RECORDS FOR THE EXERCISE
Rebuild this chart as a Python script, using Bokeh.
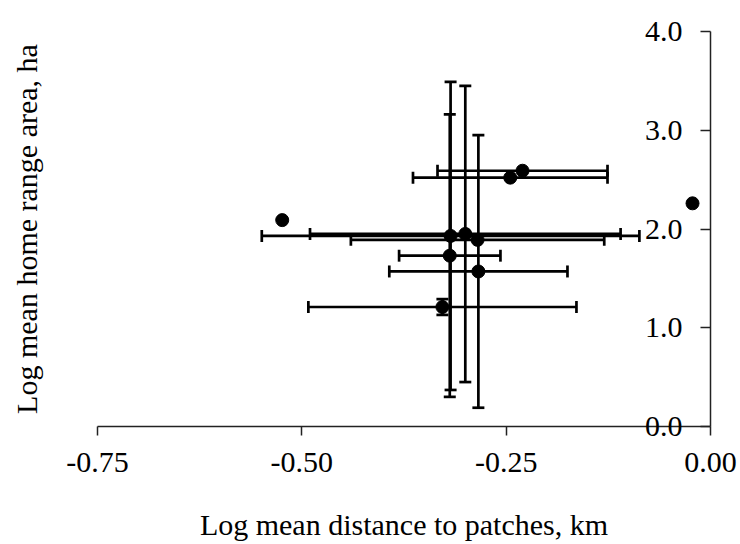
from bokeh.plotting import figure
from bokeh.models import (Range1d, LinearAxis, FixedTicker, PrintfTickFormatter,
                          Whisker, TeeHead, ColumnDataSource)
from bokeh.embed import file_html
from bokeh.resources import INLINE

# ---- data ----
dist = [-0.524, -0.318, -0.300, -0.285, -0.319, -0.284, -0.328, -0.245, -0.230, -0.022]
area = [2.09, 1.93, 1.95, 1.89, 1.73, 1.57, 1.21, 2.52, 2.59, 2.26]
dist_err = [0.0, 0.231, 0.190, 0.155, 0.062, 0.109, 0.164, 0.119, 0.104, 0.0]
area_err = [0.0, 1.56, 1.50, 0.0, 1.43, 1.38, 0.08, 0.0, 0.0, 0.0]

x_ticks = [-0.75, -0.50, -0.25, 0.0]
y_ticks = [0.0, 1.0, 2.0, 3.0, 4.0]
x_title = "Log mean distance to patches, km"
y_title = "Log mean home range area, ha"

FONT = "Liberation Serif"
FS = "30px"

W, H = 740, 544
# pixel placement of the data area inside the canvas
X0_PX, X1_PX = 97, 710     # x = -0.75 and x = 0
Y0_PX, Y4_PX = 426, 31     # y = 0 and y = 4
xs = (X1_PX - X0_PX) / 0.75
ys = (Y0_PX - Y4_PX) / 4.0
x_range = Range1d(-0.75 - X0_PX / xs, 0.0 + (W - X1_PX) / xs)
y_range = Range1d(0.0 - (H - Y0_PX) / ys, 4.0 + Y4_PX / ys)

p = figure(width=W, height=H, output_backend="svg", toolbar_location=None,
           x_range=x_range, y_range=y_range,
           x_axis_location=None, y_axis_location=None,
           min_border=0, min_border_left=0, min_border_right=0,
           min_border_top=0, min_border_bottom=0)
p.grid.visible = False
p.outline_line_color = None
p.background_fill_color = "white"
p.border_fill_color = "white"

AX_COLOR = "#222222"

# x axis at y = 0
xa = LinearAxis(fixed_location=0.0, bounds=(-0.75, 0.0),
                ticker=FixedTicker(ticks=x_ticks),
                formatter=PrintfTickFormatter(format="%.2f"))
xa.major_tick_out = 9
xa.major_tick_in = 0
xa.minor_tick_line_color = None
xa.axis_line_width = 1.5
xa.major_tick_line_width = 1.5
xa.axis_line_color = AX_COLOR
xa.major_tick_line_color = AX_COLOR
xa.major_label_text_font = FONT
xa.major_label_text_font_size = FS
xa.major_label_text_color = "black"
xa.major_label_standoff = 17
xa.axis_label = x_title
xa.axis_label_text_font = FONT
xa.axis_label_text_font_size = FS
xa.axis_label_text_font_style = "normal"
xa.axis_label_text_color = "black"
xa.axis_label_standoff = 33
p.add_layout(xa, "below")

# y axis at x = 0, labels on its left
yax = LinearAxis(fixed_location=0.0, bounds=(0.0, 4.0),
                 ticker=FixedTicker(ticks=y_ticks),
                 formatter=PrintfTickFormatter(format="%.1f"))
yax.major_tick_out = 10
yax.major_tick_in = 0
yax.minor_tick_line_color = None
yax.axis_line_width = 1.5
yax.major_tick_line_width = 1.5
yax.axis_line_color = AX_COLOR
yax.major_tick_line_color = AX_COLOR
yax.major_label_text_font = FONT
yax.major_label_text_font_size = FS
yax.major_label_text_color = "black"
yax.major_label_standoff = 18
p.add_layout(yax, "left")

# axis carrying only the y title, at x = -0.75
yt = LinearAxis(fixed_location=-0.75, bounds=(0.0, 4.0),
                ticker=FixedTicker(ticks=[]))
yt.axis_line_color = None
yt.major_tick_out = 0
yt.major_tick_in = 0
yt.major_tick_line_color = None
yt.minor_tick_line_color = None
yt.axis_label = y_title
yt.axis_label_text_font = FONT
yt.axis_label_text_font_size = FS
yt.axis_label_text_font_style = "normal"
yt.axis_label_text_color = "black"
yt.axis_label_standoff = 55
p.add_layout(yt, "left")

# error bars
hx = [i for i in range(len(dist)) if dist_err[i] > 0]
hsrc = ColumnDataSource(dict(
    base=[area[i] for i in hx],
    lower=[dist[i] - dist_err[i] for i in hx],
    upper=[dist[i] + dist_err[i] for i in hx]))
vx = [i for i in range(len(dist)) if area_err[i] > 0]
vsrc = ColumnDataSource(dict(
    base=[dist[i] for i in vx],
    lower=[area[i] - area_err[i] for i in vx],
    upper=[area[i] + area_err[i] for i in vx]))

LW = 2.7
for src, dim in ((hsrc, "width"), (vsrc, "height")):
    w = Whisker(source=src, base="base", lower="lower", upper="upper",
                dimension=dim, line_color="black", line_width=LW,
                upper_head=TeeHead(size=12, line_color="black", line_width=LW),
                lower_head=TeeHead(size=12, line_color="black", line_width=LW))
    p.add_layout(w)

p.scatter(dist, area, size=13, color="black")

open("out.html", "w").write(file_html(p, INLINE))
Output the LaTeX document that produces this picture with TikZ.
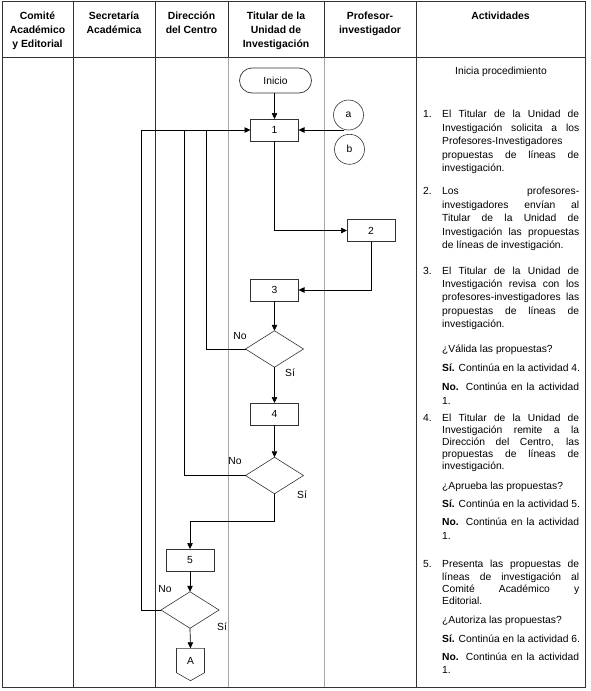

GOAL OF THE EXERCISE
Pictures stay out. Print the data exactly, from its first line through the line containing "y_range = Range1d(0.0".

OUTPUT BELOW
Rebuild this chart as a Python script, using Bokeh.
from bokeh.plotting import figure
from bokeh.models import (Range1d, LinearAxis, FixedTicker, PrintfTickFormatter,
                          Whisker, TeeHead, ColumnDataSource)
from bokeh.embed import file_html
from bokeh.resources import INLINE

# ---- data ----
dist = [-0.524, -0.318, -0.300, -0.285, -0.319, -0.284, -0.328, -0.245, -0.230, -0.022]
area = [2.09, 1.93, 1.95, 1.89, 1.73, 1.57, 1.21, 2.52, 2.59, 2.26]
dist_err = [0.0, 0.231, 0.190, 0.155, 0.062, 0.109, 0.164, 0.119, 0.104, 0.0]
area_err = [0.0, 1.56, 1.50, 0.0, 1.43, 1.38, 0.08, 0.0, 0.0, 0.0]

x_ticks = [-0.75, -0.50, -0.25, 0.0]
y_ticks = [0.0, 1.0, 2.0, 3.0, 4.0]
x_title = "Log mean distance to patches, km"
y_title = "Log mean home range area, ha"

FONT = "Liberation Serif"
FS = "30px"

W, H = 740, 544
# pixel placement of the data area inside the canvas
X0_PX, X1_PX = 97, 710     # x = -0.75 and x = 0
Y0_PX, Y4_PX = 426, 31     # y = 0 and y = 4
xs = (X1_PX - X0_PX) / 0.75
ys = (Y0_PX - Y4_PX) / 4.0
x_range = Range1d(-0.75 - X0_PX / xs, 0.0 + (W - X1_PX) / xs)
y_range = Range1d(0.0 - (H - Y0_PX) / ys, 4.0 + Y4_PX / ys)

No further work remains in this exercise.